* [Raw data]:
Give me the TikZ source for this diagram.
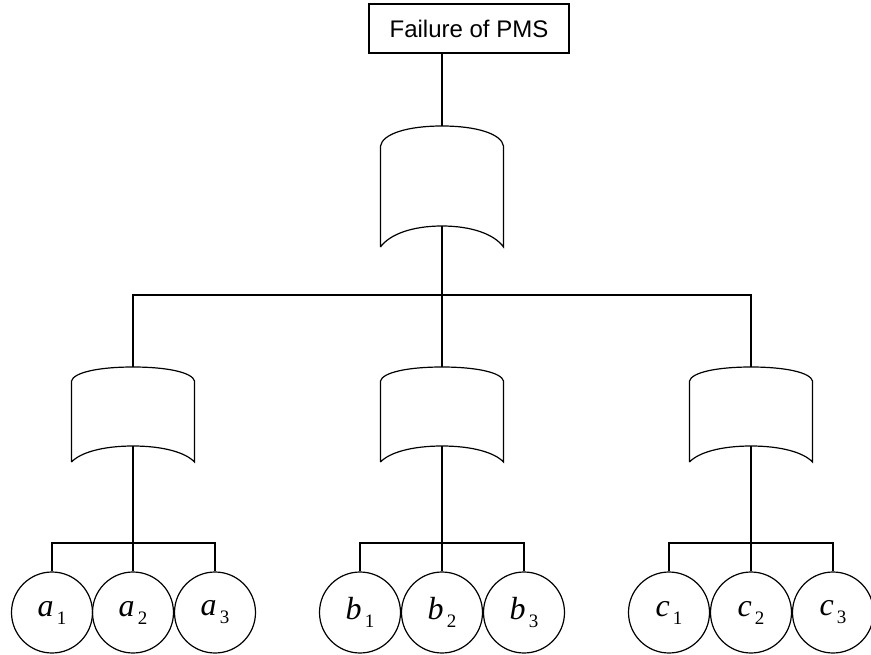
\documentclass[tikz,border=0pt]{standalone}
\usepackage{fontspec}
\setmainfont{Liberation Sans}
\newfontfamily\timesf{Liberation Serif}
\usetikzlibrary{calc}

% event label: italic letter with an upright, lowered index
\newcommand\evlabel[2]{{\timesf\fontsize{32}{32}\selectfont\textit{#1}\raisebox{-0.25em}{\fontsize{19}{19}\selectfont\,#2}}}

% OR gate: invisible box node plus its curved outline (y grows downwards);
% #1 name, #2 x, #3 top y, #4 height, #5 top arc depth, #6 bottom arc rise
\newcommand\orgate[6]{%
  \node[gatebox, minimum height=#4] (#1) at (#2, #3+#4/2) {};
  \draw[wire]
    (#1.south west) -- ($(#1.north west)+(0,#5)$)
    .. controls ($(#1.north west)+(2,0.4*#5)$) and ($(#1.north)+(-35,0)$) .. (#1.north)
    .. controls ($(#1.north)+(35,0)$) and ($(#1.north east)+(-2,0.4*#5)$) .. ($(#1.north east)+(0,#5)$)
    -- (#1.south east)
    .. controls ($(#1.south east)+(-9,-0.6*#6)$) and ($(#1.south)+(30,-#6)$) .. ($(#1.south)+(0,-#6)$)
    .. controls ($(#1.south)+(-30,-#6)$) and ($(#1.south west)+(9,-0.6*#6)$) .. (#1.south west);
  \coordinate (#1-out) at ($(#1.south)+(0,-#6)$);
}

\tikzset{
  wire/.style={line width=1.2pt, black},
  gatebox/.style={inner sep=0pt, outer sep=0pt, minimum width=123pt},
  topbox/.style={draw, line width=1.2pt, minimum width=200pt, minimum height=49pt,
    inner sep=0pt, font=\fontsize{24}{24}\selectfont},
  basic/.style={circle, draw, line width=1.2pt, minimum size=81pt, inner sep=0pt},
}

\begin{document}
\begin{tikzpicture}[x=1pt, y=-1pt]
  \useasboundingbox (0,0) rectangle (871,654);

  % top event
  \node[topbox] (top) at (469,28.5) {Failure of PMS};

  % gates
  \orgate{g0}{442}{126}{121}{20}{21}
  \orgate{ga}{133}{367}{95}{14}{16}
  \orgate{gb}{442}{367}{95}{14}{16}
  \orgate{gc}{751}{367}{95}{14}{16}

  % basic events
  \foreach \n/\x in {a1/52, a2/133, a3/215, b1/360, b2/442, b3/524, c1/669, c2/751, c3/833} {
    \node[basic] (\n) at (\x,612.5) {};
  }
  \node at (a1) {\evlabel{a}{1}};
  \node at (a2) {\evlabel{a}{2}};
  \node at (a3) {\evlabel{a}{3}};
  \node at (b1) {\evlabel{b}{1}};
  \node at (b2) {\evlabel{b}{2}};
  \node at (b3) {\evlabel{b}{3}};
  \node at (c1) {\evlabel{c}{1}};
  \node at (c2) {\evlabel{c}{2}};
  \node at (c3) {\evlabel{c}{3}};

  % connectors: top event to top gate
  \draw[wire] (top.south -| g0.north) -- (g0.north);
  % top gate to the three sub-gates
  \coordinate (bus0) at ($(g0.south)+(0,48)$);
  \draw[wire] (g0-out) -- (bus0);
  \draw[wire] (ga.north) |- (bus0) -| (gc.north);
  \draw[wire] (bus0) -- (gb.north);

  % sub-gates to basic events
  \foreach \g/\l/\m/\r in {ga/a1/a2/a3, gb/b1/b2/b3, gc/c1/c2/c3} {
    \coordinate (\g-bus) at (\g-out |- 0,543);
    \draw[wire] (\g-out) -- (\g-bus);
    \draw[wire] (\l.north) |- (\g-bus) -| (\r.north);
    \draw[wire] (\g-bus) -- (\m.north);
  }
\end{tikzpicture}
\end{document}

* [What you have to do]: Leave the pictures out and copy the rest of the data exactly.

* [Exercise result]:
Give me the TikZ source for this diagram.
\documentclass[tikz,border=0pt]{standalone}
\usepackage{fontspec}
\setmainfont{Liberation Sans}
\newfontfamily\timesf{Liberation Serif}
\usetikzlibrary{calc}

% event label: italic letter with an upright, lowered index
\newcommand\evlabel[2]{{\timesf\fontsize{32}{32}\selectfont\textit{#1}\raisebox{-0.25em}{\fontsize{19}{19}\selectfont\,#2}}}

% OR gate: invisible box node plus its curved outline (y grows downwards);
% #1 name, #2 x, #3 top y, #4 height, #5 top arc depth, #6 bottom arc rise
\newcommand\orgate[6]{%
  \node[gatebox, minimum height=#4] (#1) at (#2, #3+#4/2) {};
  \draw[wire]
    (#1.south west) -- ($(#1.north west)+(0,#5)$)
    .. controls ($(#1.north west)+(2,0.4*#5)$) and ($(#1.north)+(-35,0)$) .. (#1.north)
    .. controls ($(#1.north)+(35,0)$) and ($(#1.north east)+(-2,0.4*#5)$) .. ($(#1.north east)+(0,#5)$)
    -- (#1.south east)
    .. controls ($(#1.south east)+(-9,-0.6*#6)$) and ($(#1.south)+(30,-#6)$) .. ($(#1.south)+(0,-#6)$)
    .. controls ($(#1.south)+(-30,-#6)$) and ($(#1.south west)+(9,-0.6*#6)$) .. (#1.south west);
  \coordinate (#1-out) at ($(#1.south)+(0,-#6)$);
}

\tikzset{
  wire/.style={line width=1.2pt, black},
  gatebox/.style={inner sep=0pt, outer sep=0pt, minimum width=123pt},
  topbox/.style={draw, line width=1.2pt, minimum width=200pt, minimum height=49pt,
    inner sep=0pt, font=\fontsize{24}{24}\selectfont},
  basic/.style={circle, draw, line width=1.2pt, minimum size=81pt, inner sep=0pt},
}

\begin{document}
\begin{tikzpicture}[x=1pt, y=-1pt]
  \useasboundingbox (0,0) rectangle (871,654);

  % top event
  \node[topbox] (top) at (469,28.5) {Failure of PMS};

  % gates
  \orgate{g0}{442}{126}{121}{20}{21}
  \orgate{ga}{133}{367}{95}{14}{16}
  \orgate{gb}{442}{367}{95}{14}{16}
  \orgate{gc}{751}{367}{95}{14}{16}

  % basic events
  \foreach \n/\x in {a1/52, a2/133, a3/215, b1/360, b2/442, b3/524, c1/669, c2/751, c3/833} {
    \node[basic] (\n) at (\x,612.5) {};
  }
  \node at (a1) {\evlabel{a}{1}};
  \node at (a2) {\evlabel{a}{2}};
  \node at (a3) {\evlabel{a}{3}};
  \node at (b1) {\evlabel{b}{1}};
  \node at (b2) {\evlabel{b}{2}};
  \node at (b3) {\evlabel{b}{3}};
  \node at (c1) {\evlabel{c}{1}};
  \node at (c2) {\evlabel{c}{2}};
  \node at (c3) {\evlabel{c}{3}};

  % connectors: top event to top gate
  \draw[wire] (top.south -| g0.north) -- (g0.north);
  % top gate to the three sub-gates
  \coordinate (bus0) at ($(g0.south)+(0,48)$);
  \draw[wire] (g0-out) -- (bus0);
  \draw[wire] (ga.north) |- (bus0) -| (gc.north);
  \draw[wire] (bus0) -- (gb.north);

  % sub-gates to basic events
  \foreach \g/\l/\m/\r in {ga/a1/a2/a3, gb/b1/b2/b3, gc/c1/c2/c3} {
    \coordinate (\g-bus) at (\g-out |- 0,543);
    \draw[wire] (\g-out) -- (\g-bus);
    \draw[wire] (\l.north) |- (\g-bus) -| (\r.north);
    \draw[wire] (\g-bus) -- (\m.north);
  }
\end{tikzpicture}
\end{document}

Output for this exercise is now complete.